Brief:
Using the data beneath, show every line that includes the word "this".

Excerpted records:
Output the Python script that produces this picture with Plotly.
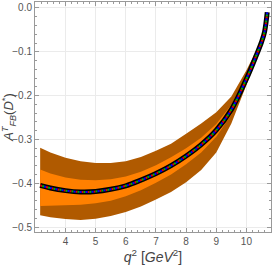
import plotly.graph_objects as go

q2 = [3.16, 3.5, 4.0, 4.5, 5.0, 5.5, 6.0, 6.5, 7.0, 7.5, 8.0, 8.5, 9.0, 9.5, 10.0, 10.3, 10.5, 10.6, 10.69]
central = [-0.405, -0.411, -0.417, -0.420, -0.419, -0.414, -0.406, -0.393, -0.378, -0.360, -0.338, -0.312,
           -0.279, -0.232, -0.162, -0.113, -0.078, -0.055, -0.010]
outer_up = [-0.319, -0.330, -0.342, -0.350, -0.354, -0.354, -0.350, -0.340, -0.326, -0.310, -0.287, -0.264,
            -0.238, -0.202, -0.142, -0.101, -0.069, -0.048, -0.008]
outer_lo = [-0.473, -0.478, -0.482, -0.484, -0.481, -0.475, -0.466, -0.453, -0.437, -0.420, -0.398, -0.370,
            -0.330, -0.264, -0.176, -0.123, -0.084, -0.060, -0.012]
inner_up = [-0.369, -0.378, -0.387, -0.392, -0.393, -0.391, -0.385, -0.374, -0.359, -0.341, -0.320, -0.296,
            -0.265, -0.221, -0.154, -0.107, -0.074, -0.052, -0.009]
inner_lo = [-0.452, -0.451, -0.450, -0.449, -0.446, -0.440, -0.430, -0.416, -0.399, -0.380, -0.357, -0.330,
            -0.294, -0.244, -0.171, -0.119, -0.082, -0.058, -0.011]

xticks = [4, 5, 6, 7, 8, 9, 10]
yticks = [0.0, -0.1, -0.2, -0.3, -0.4, -0.5]
ytick_text = ["0.0", "\u22120.1", "\u22120.2", "\u22120.3", "\u22120.4", "\u22120.5"]

fig = go.Figure()
fig.add_trace(go.Scatter(x=q2 + q2[::-1], y=outer_up + outer_lo[::-1], fill="toself",
                         fillcolor="#B05A00", line=dict(width=0), mode="lines", showlegend=False))
fig.add_trace(go.Scatter(x=q2 + q2[::-1], y=inner_up + inner_lo[::-1], fill="toself",
                         fillcolor="#FF8000", line=dict(width=0), mode="lines", showlegend=False))
fig.add_trace(go.Scatter(x=q2, y=central, mode="lines", line=dict(color="black", width=5, shape="spline"),
                         showlegend=False))
for col, dash in [("#E00000", "2px,4px"), ("#00B000", "0px,2px,2px,2px"), ("#0000FF", "0px,4px,2px,0px")]:
    fig.add_trace(go.Scatter(x=q2, y=central, mode="lines",
                             line=dict(color=col, width=2, dash=dash, shape="spline"), showlegend=False))

font_family = "Liberation Sans Narrow, Liberation Sans, Arial"
axis_common = dict(showline=True, linecolor="#999999", linewidth=1, mirror="ticks", ticks="inside",
                   ticklen=4, tickcolor="#999999", showgrid=True, gridcolor="#EBEBEB", gridwidth=1,
                   zeroline=False, tickfont=dict(family=font_family, size=10, color="#555555"),
                   minor=dict(ticks="inside", ticklen=2, tickcolor="#999999", showgrid=False))

fig.update_xaxes(range=[2.989, 10.815], tickvals=xticks, ticktext=[str(v) for v in xticks],
                 minor_dtick=0.2,
                 title=dict(text="<i>q</i><sup>2</sup> [<i>GeV</i><sup>2</sup>]",
                            font=dict(family=font_family, size=14, color="#444444"), standoff=6),
                 **axis_common)
fig.update_yaxes(range=[-0.5114, 0.0136], tickvals=yticks, ticktext=ytick_text, minor_dtick=0.02,
                 title=dict(text="<i>A</i><sup><i>T</i></sup><sub><i>FB</i></sub>(<i>D</i><sup>*</sup>)",
                            font=dict(family=font_family, size=13, color="#444444"), standoff=2),
                 **axis_common)

fig.update_layout(width=273, height=273, margin=dict(l=32, r=1, t=1, b=41),
                  paper_bgcolor="white", plot_bgcolor="white")
fig.write_html("out.html", config={"displayModeBar": False, "staticPlot": True},
               post_script="document.body.style.margin='0px';")
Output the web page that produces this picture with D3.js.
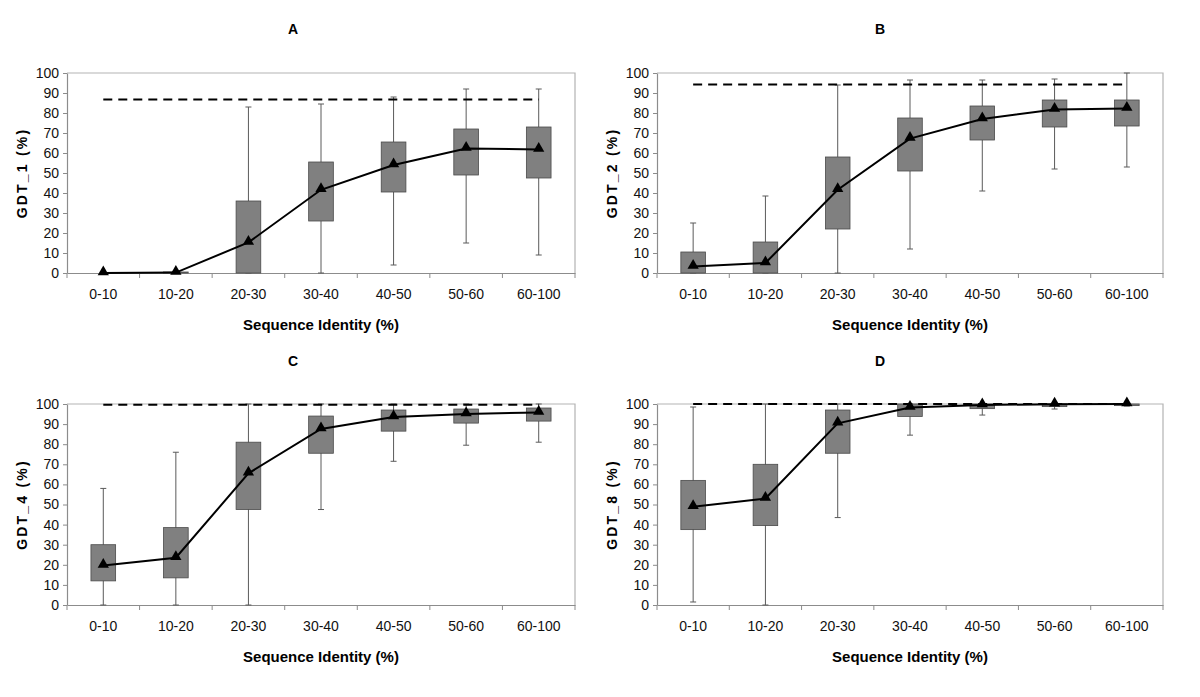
<!DOCTYPE html>
<html>
<head>
<meta charset="utf-8">
<script src="https://cdn.jsdelivr.net/npm/d3@7"></script>
<style>
  html, body { margin: 0; padding: 0; background: #fff; }
  svg { display: block; }
  .tick text { font-family: "Liberation Sans Narrow", "Arial Narrow", "Liberation Sans", Arial, sans-serif; }
</style>
</head>
<body>
<svg id="chart" width="1200" height="697"></svg>
<script>
// ---------- data ----------
const categories = ["0-10", "10-20", "20-30", "30-40", "40-50", "50-60", "60-100"];
const yTickValues = [0, 10, 20, 30, 40, 50, 60, 70, 80, 90, 100];
const panelLetters = ["A", "B", "C", "D"];
const yTitles = ["GDT_1 (%)", "GDT_2 (%)", "GDT_4 (%)", "GDT_8 (%)"];
const xTitle = "Sequence Identity (%)";

// GDT_1
const gdt1Min  = [0, 0, 0, 0, 4, 15, 9];
const gdt1Q1   = [0, 0, 0, 26, 40.5, 49, 47.5];
const gdt1Q3   = [0, 0.5, 36, 55.5, 65.5, 72, 73];
const gdt1Max  = [0, 0.5, 83, 84.5, 88, 92, 92];
const gdt1Mean = [0, 0.2, 15.3, 41.6, 54, 62.2, 61.8];
const gdt1Ref  = 86.7;

// GDT_2
const gdt2Min  = [0, 0, 0, 12, 41, 52, 53];
const gdt2Q1   = [0, 0, 22, 51, 66.5, 73, 73.5];
const gdt2Q3   = [10.5, 15.5, 58, 77.5, 83.5, 86.5, 86.5];
const gdt2Max  = [25, 38.5, 94, 96.5, 96.5, 97, 100];
const gdt2Mean = [3.2, 5, 41.6, 67.2, 77, 81.8, 82.3];
const gdt2Ref  = 94.2;

// GDT_4
const gdt4Min  = [0, 0, 0, 47.5, 71.5, 79.5, 81];
const gdt4Q1   = [12, 13.5, 47.5, 75.5, 86.5, 90.5, 91.5];
const gdt4Q3   = [30, 38.5, 81, 94, 97, 97.5, 98];
const gdt4Max  = [58, 76, 100, 100, 100, 100, 100];
const gdt4Mean = [19.6, 23.5, 65.5, 87.6, 93.5, 95, 95.8];
const gdt4Ref  = 99.6;

// GDT_8
const gdt8Min  = [1.5, 0, 43.5, 84.5, 94.5, 97.5, 99];
const gdt8Q1   = [37.5, 39.5, 75.5, 93.8, 97.7, 98.7, 99.2];
const gdt8Q3   = [62, 70, 97, 100, 100, 100, 100];
const gdt8Max  = [98.5, 100, 100, 100, 100, 100, 100];
const gdt8Mean = [48.9, 53, 90.4, 98.2, 99.5, 99.9, 100];
const gdt8Ref  = 100;

const panels = [
  { min: gdt1Min, q1: gdt1Q1, q3: gdt1Q3, max: gdt1Max, mean: gdt1Mean, ref: gdt1Ref },
  { min: gdt2Min, q1: gdt2Q1, q3: gdt2Q3, max: gdt2Max, mean: gdt2Mean, ref: gdt2Ref },
  { min: gdt4Min, q1: gdt4Q1, q3: gdt4Q3, max: gdt4Max, mean: gdt4Mean, ref: gdt4Ref },
  { min: gdt8Min, q1: gdt8Q1, q3: gdt8Q3, max: gdt8Max, mean: gdt8Mean, ref: gdt8Ref }
];

// ---------- layout ----------
const svg = d3.select("#chart");
const layout = [
  { left: 67,  right: 575,  top: 73,  bottom: 273, titleX: 293, titleY: 34 },
  { left: 657, right: 1163, top: 73,  bottom: 273, titleX: 880, titleY: 34 },
  { left: 67,  right: 575,  top: 404, bottom: 605, titleX: 293, titleY: 366 },
  { left: 657, right: 1163, top: 404, bottom: 605, titleX: 880, titleY: 366 }
];

panels.forEach((p, i) => {
  const L = layout[i];
  const g = svg.append("g");
  const x = d3.scaleBand().domain(categories).range([L.left, L.right]).padding(0);
  const y = d3.scaleLinear().domain([0, 100]).range([L.bottom, L.top]);
  const cx = c => x(c) + x.bandwidth() / 2;
  const bw = x.bandwidth() * 0.34;

  // frame (top & right)
  g.append("path")
    .attr("d", `M${L.left},${L.top}H${L.right}V${L.bottom}`)
    .attr("fill", "none").attr("stroke", "#b3b3b3").attr("stroke-width", 1.2);

  // y axis
  const ya = g.append("g").attr("transform", `translate(${L.left},0)`)
    .call(d3.axisLeft(y).tickValues(yTickValues).tickSize(4).tickPadding(4).tickSizeOuter(0));
  ya.select(".domain").attr("stroke", "#8c8c8c").attr("stroke-width", 1.2);
  ya.selectAll(".tick line").attr("stroke", "#8c8c8c");
  ya.selectAll(".tick text").attr("font-size", 14).attr("fill", "#111");

  // x axis
  const xa = g.append("g").attr("transform", `translate(0,${L.bottom})`)
    .call(d3.axisBottom(x).tickSize(0).tickPadding(16));
  xa.select(".domain").attr("stroke", "#8c8c8c").attr("stroke-width", 1.2);
  xa.selectAll(".tick text").attr("font-size", 14).attr("fill", "#111");
  // boundary ticks
  const bounds = categories.map(c => x(c)).concat([L.right]);
  g.selectAll(".btick").data(bounds).enter().append("line")
    .attr("x1", d => d).attr("x2", d => d)
    .attr("y1", L.bottom).attr("y2", L.bottom + 5)
    .attr("stroke", "#8c8c8c").attr("stroke-width", 1);

  // whiskers
  g.selectAll(".whisk").data(categories).enter().append("line")
    .attr("x1", c => cx(c)).attr("x2", c => cx(c))
    .attr("y1", (c, k) => y(p.min[k])).attr("y2", (c, k) => y(p.max[k]))
    .attr("stroke", "#5a5a5a").attr("stroke-width", 1);
  ["min", "max"].forEach(key => {
    g.selectAll(".cap" + key).data(categories).enter().append("line")
      .attr("x1", c => cx(c) - 3).attr("x2", c => cx(c) + 3)
      .attr("y1", (c, k) => y(p[key][k])).attr("y2", (c, k) => y(p[key][k]))
      .attr("stroke", "#5a5a5a").attr("stroke-width", 1);
  });

  // boxes
  g.selectAll(".box").data(categories).enter().append("rect")
    .attr("x", c => cx(c) - bw / 2).attr("width", bw)
    .attr("y", (c, k) => y(p.q3[k]))
    .attr("height", (c, k) => Math.max(0, y(p.q1[k]) - y(p.q3[k])))
    .attr("fill", "#808080").attr("stroke", "#4a4a4a").attr("stroke-width", 0.8);

  // reference dashed line
  g.append("line")
    .attr("x1", cx(categories[0])).attr("x2", cx(categories[categories.length - 1]))
    .attr("y1", y(p.ref)).attr("y2", y(p.ref))
    .attr("stroke", "#000").attr("stroke-width", 2).attr("stroke-dasharray", "9,6");

  // mean line
  const line = d3.line().x((c) => cx(c)).y((c, k) => y(p.mean[k]));
  g.append("path").datum(categories).attr("d", line)
    .attr("fill", "none").attr("stroke", "#000").attr("stroke-width", 2);
  g.selectAll(".tri").data(categories).enter().append("path")
    .attr("d", d3.symbol().type(d3.symbolTriangle).size(55))
    .attr("transform", (c, k) => `translate(${cx(c)},${y(p.mean[k]) - 1})`)
    .attr("fill", "#000");

  // titles
  g.append("text").attr("x", L.titleX).attr("y", L.titleY)
    .attr("text-anchor", "middle").attr("font-family", "Liberation Sans, Arial, sans-serif")
    .attr("font-weight", "bold").attr("font-size", 14).text(panelLetters[i]);
  g.append("text")
    .attr("x", (L.left + L.right) / 2).attr("y", L.bottom + 57)
    .attr("text-anchor", "middle").attr("font-family", "Liberation Sans Narrow, Arial Narrow, Liberation Sans, sans-serif")
    .attr("font-weight", "bold").attr("font-size", 15).text(xTitle);
  g.append("text")
    .attr("transform", `translate(${L.left - 40},${(L.top + L.bottom) / 2}) rotate(-90)`)
    .attr("text-anchor", "middle").attr("font-family", "Liberation Sans, Arial, sans-serif")
    .attr("font-weight", "bold").attr("font-size", 14).attr("letter-spacing", 2.2)
    .text(yTitles[i]);
});
</script>
</body>
</html>
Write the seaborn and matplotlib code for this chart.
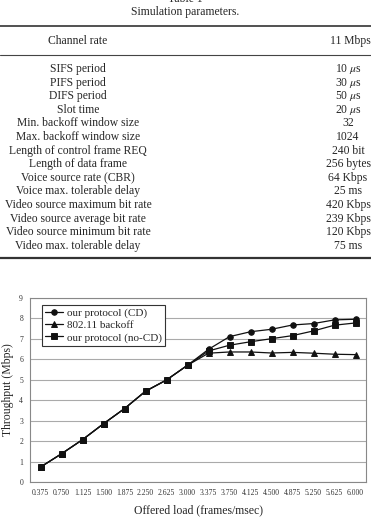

Worked answer:
Output the Python script that produces this picture with Plotly.
Output the web page that produces this picture with D3.js.
Write the seaborn and matplotlib code for this chart.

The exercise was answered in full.